[Code that draws figures]
━━━━━━━━━━━━━━━━━━━━━━━━━━━━━━

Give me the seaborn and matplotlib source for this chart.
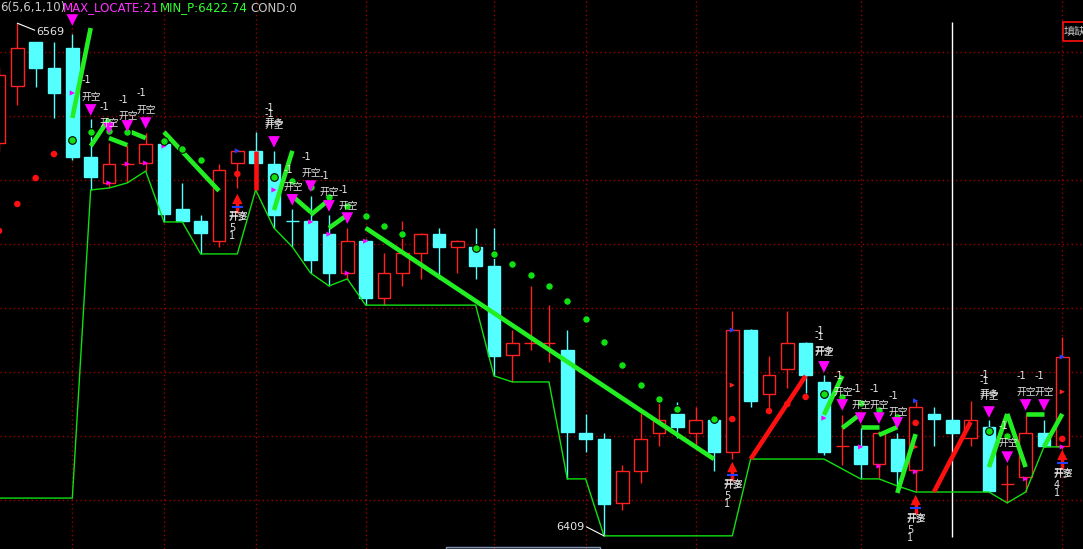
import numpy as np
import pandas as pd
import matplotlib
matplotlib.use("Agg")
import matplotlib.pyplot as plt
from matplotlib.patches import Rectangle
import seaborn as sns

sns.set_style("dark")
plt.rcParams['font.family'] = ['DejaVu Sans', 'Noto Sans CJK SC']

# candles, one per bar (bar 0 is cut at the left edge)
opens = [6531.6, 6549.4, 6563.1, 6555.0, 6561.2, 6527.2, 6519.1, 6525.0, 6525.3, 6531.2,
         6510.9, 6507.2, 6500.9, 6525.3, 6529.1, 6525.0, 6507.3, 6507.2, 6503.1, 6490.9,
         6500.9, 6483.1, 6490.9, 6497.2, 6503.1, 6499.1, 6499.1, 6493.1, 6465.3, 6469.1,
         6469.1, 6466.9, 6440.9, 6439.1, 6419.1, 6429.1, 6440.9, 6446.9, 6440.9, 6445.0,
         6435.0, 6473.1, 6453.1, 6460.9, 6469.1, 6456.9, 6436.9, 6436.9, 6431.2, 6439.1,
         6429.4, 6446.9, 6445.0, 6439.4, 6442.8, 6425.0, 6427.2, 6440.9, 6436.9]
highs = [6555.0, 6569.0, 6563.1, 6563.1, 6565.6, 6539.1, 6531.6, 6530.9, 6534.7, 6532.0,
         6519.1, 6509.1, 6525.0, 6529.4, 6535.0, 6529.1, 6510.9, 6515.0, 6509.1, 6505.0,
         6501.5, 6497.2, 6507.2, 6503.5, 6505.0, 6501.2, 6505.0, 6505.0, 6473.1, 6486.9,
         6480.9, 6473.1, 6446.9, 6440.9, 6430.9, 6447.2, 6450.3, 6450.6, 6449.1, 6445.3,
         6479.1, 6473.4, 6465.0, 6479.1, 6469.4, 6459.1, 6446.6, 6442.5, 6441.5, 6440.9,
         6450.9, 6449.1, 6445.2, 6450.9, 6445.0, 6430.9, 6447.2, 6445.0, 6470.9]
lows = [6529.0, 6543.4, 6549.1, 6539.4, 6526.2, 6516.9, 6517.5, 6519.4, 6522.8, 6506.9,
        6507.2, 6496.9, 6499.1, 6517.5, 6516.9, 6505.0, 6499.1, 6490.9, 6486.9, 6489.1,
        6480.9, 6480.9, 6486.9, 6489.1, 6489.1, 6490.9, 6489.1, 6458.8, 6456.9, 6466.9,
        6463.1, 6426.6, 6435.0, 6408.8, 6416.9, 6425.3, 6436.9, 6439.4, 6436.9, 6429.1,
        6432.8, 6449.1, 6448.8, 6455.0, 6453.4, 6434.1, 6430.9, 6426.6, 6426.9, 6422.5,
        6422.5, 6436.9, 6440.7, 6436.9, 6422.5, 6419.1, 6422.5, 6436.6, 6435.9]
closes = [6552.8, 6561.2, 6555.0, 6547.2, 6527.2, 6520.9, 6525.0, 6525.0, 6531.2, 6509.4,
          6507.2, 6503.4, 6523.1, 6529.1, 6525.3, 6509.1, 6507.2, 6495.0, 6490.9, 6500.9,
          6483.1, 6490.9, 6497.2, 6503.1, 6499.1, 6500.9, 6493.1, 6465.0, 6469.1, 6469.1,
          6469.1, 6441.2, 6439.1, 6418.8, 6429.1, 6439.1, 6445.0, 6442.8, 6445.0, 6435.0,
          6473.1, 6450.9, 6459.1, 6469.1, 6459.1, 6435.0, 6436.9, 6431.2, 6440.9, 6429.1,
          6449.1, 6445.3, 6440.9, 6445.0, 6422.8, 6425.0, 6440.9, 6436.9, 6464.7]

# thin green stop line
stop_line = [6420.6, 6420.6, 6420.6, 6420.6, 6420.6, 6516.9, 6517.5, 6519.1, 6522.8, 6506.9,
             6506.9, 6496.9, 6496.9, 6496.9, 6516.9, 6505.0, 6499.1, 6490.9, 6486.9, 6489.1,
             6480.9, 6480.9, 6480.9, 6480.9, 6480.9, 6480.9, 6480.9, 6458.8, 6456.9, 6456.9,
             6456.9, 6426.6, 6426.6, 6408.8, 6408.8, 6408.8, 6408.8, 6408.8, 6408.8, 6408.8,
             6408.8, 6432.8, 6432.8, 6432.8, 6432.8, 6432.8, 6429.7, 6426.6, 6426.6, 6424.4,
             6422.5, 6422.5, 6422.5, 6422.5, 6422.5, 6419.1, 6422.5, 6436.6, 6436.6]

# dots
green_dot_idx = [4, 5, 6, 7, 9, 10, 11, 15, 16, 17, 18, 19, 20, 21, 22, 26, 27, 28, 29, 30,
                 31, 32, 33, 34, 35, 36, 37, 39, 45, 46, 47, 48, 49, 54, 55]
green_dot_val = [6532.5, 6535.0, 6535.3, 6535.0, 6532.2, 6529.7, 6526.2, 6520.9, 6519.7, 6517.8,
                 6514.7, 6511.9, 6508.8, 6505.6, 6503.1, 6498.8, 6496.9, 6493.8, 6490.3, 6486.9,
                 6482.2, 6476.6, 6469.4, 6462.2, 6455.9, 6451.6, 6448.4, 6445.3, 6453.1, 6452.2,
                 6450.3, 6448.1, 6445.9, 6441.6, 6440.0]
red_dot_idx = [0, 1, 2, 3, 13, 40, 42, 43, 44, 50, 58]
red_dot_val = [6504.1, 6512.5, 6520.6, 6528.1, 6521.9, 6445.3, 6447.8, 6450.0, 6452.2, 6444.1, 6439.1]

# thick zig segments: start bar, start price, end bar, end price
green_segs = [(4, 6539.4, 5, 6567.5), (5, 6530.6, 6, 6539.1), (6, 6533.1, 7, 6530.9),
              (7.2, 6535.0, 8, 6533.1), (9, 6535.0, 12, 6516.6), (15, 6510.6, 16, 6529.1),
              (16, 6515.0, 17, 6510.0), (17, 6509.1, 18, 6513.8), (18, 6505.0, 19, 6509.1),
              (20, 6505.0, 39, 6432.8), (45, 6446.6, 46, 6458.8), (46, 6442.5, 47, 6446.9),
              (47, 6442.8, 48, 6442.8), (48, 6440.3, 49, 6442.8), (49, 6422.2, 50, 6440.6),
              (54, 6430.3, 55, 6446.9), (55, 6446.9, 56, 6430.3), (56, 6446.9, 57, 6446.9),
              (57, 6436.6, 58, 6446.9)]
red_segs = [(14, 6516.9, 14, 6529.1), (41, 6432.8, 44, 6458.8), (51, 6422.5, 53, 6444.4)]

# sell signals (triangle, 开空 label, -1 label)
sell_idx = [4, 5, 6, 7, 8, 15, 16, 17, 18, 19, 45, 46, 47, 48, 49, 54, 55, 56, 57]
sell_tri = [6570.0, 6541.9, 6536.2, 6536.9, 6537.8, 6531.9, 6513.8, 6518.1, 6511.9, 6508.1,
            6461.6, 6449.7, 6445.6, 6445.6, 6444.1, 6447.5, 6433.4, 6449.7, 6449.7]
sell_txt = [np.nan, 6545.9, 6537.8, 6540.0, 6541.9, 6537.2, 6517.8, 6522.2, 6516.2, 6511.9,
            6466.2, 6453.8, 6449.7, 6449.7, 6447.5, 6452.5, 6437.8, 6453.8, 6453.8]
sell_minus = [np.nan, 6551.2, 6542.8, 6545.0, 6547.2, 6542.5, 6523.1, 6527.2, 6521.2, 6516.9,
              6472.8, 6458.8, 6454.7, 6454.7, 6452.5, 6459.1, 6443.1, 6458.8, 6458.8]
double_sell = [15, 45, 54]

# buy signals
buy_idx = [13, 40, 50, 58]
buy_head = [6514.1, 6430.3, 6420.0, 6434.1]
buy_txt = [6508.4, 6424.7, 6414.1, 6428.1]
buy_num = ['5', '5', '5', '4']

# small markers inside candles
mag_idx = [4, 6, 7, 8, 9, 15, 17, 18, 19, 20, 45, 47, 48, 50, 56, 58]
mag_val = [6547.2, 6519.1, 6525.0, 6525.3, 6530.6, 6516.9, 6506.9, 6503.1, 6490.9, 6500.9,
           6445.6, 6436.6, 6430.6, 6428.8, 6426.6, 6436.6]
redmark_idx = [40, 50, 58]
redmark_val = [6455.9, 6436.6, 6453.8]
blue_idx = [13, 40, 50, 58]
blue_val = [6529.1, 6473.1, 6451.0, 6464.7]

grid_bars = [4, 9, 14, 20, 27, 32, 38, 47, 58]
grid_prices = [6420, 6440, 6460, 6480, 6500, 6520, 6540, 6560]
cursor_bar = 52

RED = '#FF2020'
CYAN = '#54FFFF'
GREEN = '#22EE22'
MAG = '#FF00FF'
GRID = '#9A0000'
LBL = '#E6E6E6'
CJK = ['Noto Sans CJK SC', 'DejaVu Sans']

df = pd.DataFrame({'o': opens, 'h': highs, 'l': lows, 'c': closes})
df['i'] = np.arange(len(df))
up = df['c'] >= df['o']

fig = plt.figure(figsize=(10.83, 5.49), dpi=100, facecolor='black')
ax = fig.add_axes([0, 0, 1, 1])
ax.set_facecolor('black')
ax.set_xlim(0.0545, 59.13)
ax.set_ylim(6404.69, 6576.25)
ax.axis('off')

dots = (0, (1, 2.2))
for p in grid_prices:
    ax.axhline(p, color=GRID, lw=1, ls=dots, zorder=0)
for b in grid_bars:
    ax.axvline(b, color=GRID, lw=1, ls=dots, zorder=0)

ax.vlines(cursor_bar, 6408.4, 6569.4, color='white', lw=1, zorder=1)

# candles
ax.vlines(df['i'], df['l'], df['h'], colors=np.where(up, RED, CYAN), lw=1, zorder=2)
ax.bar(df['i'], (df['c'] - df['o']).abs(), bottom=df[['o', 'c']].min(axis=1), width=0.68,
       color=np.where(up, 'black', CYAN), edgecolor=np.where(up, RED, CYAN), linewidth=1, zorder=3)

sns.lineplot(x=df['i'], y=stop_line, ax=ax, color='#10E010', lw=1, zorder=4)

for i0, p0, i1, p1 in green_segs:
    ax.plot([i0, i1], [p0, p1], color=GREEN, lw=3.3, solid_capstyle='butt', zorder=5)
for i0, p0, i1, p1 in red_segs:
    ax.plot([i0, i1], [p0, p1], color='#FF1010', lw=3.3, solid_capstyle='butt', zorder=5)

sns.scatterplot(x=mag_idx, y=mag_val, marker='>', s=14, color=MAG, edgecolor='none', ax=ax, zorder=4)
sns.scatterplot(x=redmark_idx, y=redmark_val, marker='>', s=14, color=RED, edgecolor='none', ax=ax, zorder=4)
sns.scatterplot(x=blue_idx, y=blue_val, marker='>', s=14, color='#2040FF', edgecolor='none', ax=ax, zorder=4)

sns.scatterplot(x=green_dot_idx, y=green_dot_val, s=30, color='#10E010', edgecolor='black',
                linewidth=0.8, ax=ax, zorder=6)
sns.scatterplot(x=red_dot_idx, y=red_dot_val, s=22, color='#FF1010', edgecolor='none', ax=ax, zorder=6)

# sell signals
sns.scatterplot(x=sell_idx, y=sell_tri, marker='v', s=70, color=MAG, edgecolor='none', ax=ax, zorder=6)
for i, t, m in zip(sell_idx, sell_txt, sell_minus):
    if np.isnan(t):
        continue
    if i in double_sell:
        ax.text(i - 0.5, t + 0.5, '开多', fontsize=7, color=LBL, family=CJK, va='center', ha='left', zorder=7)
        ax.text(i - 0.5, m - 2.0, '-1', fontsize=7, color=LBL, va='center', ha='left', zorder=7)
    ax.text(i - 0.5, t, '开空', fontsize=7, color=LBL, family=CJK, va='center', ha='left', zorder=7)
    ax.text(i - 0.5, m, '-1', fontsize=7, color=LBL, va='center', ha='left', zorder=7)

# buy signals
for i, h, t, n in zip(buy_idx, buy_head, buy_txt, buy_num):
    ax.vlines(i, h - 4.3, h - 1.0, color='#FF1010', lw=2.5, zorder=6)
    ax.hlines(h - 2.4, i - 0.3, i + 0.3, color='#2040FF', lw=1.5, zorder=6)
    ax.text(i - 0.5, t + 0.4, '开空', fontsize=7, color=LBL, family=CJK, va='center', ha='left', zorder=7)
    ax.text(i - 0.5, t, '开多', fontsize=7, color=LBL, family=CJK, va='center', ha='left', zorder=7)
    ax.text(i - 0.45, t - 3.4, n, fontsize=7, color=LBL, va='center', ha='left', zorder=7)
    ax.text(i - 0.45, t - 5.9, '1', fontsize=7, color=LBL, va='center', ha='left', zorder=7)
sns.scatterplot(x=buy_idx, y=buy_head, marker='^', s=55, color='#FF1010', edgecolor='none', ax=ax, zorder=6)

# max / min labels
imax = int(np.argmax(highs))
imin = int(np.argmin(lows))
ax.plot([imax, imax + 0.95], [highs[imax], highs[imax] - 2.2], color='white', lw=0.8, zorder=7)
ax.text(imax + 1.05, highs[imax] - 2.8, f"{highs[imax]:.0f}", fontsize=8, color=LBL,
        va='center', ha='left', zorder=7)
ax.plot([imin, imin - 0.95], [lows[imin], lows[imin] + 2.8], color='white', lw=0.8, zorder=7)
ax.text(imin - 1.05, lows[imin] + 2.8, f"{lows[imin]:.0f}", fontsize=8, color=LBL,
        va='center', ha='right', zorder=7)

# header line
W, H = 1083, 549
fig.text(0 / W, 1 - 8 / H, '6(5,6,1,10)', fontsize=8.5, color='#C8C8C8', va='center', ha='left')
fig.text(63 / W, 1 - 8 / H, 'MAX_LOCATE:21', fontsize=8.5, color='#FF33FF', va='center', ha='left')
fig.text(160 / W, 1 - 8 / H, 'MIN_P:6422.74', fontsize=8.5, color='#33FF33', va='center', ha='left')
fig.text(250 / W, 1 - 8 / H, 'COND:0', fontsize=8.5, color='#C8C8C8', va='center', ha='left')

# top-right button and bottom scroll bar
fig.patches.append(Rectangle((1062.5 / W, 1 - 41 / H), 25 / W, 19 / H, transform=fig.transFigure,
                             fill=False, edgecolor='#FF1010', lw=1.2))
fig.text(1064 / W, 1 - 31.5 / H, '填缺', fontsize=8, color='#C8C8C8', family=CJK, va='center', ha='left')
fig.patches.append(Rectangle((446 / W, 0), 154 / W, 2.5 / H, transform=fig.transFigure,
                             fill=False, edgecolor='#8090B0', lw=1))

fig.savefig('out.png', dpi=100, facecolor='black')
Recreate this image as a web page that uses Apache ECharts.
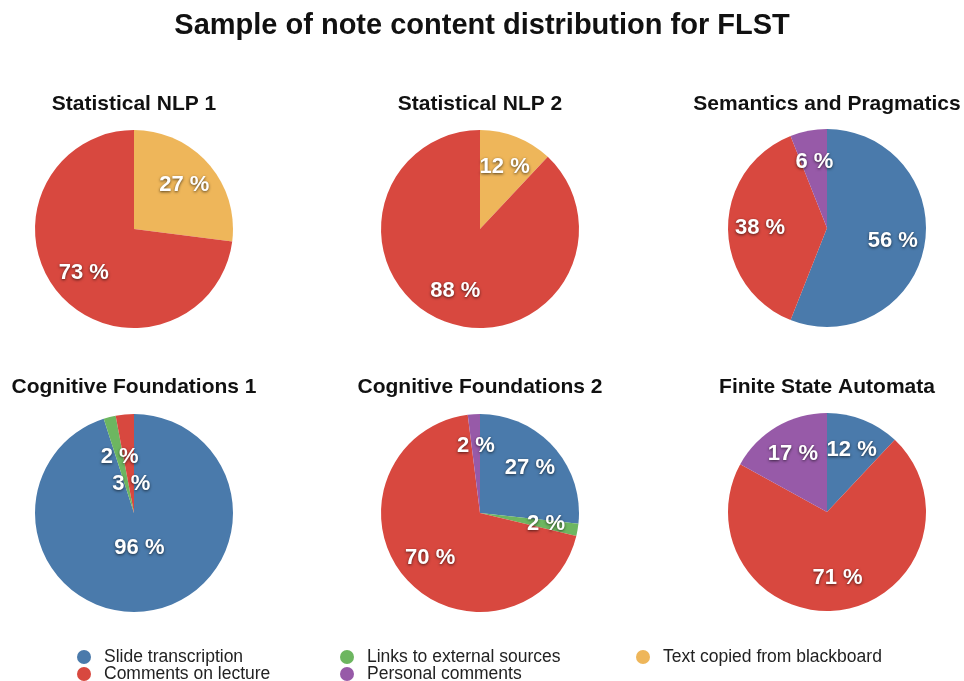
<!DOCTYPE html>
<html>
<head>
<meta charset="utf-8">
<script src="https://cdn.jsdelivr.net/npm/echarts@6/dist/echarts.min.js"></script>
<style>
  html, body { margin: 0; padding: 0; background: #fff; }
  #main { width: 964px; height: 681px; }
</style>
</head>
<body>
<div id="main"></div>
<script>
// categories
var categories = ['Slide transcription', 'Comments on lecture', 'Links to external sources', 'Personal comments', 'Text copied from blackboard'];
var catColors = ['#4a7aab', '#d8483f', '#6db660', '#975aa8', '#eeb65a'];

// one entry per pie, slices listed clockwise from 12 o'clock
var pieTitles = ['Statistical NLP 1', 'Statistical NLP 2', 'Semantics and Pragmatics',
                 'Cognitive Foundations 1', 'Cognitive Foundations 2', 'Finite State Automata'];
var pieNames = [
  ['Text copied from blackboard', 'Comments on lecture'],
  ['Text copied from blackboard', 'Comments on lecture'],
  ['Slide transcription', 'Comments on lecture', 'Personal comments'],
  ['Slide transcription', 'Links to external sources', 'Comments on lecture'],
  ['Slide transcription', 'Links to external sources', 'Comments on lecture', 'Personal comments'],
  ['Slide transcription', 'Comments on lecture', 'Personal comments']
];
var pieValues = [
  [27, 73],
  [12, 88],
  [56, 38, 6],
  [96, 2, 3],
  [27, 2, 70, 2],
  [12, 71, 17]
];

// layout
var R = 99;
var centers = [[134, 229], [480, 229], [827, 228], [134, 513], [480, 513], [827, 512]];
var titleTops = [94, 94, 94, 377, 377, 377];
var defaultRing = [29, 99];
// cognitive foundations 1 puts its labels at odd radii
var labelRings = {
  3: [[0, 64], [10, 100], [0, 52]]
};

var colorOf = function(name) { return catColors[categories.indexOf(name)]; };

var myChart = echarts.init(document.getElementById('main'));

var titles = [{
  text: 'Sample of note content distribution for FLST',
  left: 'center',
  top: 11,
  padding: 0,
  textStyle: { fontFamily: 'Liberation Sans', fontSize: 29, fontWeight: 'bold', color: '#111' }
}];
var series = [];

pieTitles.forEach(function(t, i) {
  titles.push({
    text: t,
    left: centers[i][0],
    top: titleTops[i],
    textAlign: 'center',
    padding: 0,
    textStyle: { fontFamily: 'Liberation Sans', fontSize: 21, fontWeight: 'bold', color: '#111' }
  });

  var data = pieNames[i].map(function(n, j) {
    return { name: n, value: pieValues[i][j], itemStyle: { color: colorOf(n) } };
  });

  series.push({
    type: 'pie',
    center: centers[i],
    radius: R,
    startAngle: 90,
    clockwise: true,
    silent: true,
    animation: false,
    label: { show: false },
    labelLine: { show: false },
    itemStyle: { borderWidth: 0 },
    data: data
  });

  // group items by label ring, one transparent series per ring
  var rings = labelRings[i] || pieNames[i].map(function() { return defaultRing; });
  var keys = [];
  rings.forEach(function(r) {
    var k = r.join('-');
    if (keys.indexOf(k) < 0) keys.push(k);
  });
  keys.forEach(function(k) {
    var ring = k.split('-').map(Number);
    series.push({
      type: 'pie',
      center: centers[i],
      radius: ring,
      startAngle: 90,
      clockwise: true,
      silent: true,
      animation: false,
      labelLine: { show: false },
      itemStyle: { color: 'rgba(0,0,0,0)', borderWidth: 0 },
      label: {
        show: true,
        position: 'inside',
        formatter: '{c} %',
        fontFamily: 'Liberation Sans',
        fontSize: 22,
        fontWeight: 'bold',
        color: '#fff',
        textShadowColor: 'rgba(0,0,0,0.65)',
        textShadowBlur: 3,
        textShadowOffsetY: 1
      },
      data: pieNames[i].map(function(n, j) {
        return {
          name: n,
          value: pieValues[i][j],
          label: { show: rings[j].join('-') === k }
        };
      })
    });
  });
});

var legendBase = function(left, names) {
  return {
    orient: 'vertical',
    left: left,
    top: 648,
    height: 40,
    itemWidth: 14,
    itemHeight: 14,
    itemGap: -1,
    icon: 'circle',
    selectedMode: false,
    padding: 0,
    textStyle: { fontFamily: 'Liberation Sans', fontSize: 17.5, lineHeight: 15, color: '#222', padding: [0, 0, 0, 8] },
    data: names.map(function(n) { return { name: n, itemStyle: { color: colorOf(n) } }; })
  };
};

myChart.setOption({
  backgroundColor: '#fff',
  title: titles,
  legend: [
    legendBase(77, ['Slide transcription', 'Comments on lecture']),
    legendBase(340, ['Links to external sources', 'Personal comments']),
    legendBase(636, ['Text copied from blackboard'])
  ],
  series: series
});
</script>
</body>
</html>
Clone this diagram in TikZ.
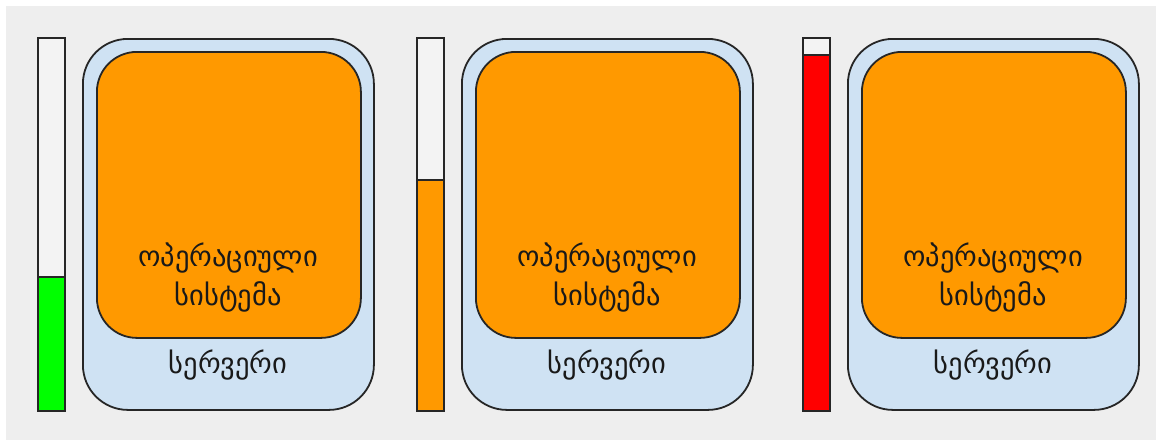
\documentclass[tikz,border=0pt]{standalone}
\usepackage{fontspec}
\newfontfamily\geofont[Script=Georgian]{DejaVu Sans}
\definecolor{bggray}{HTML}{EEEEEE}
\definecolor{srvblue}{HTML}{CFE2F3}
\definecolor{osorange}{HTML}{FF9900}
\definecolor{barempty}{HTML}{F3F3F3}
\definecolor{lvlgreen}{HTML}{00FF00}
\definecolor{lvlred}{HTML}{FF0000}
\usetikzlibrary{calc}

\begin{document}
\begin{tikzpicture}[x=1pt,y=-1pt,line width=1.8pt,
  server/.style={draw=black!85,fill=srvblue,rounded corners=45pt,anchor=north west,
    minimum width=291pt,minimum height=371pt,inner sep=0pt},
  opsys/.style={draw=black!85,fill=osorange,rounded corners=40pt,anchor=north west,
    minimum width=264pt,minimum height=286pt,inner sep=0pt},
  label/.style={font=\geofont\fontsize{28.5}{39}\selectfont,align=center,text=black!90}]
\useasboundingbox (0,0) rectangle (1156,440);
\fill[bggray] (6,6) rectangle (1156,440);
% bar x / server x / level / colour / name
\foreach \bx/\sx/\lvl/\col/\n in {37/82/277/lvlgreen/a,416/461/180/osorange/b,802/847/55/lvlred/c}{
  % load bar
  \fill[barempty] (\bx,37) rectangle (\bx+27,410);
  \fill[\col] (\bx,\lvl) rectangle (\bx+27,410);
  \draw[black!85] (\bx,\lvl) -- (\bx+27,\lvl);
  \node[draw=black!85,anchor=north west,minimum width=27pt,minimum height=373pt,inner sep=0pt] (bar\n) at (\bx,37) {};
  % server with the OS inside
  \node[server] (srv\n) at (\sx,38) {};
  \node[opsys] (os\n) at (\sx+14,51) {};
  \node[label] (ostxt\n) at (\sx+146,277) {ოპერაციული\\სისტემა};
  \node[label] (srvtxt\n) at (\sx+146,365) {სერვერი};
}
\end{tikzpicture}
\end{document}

━━━━━━━━━━━━━━━━━━━━━━━━━━━━━━

**To be done:**
Scan the material above. Return every line containing the string "matplotlib".

**In response:**
Give me the seaborn and matplotlib source for this chart.
import matplotlib
matplotlib.use("Agg")
import matplotlib.pyplot as plt
from matplotlib.patches import Rectangle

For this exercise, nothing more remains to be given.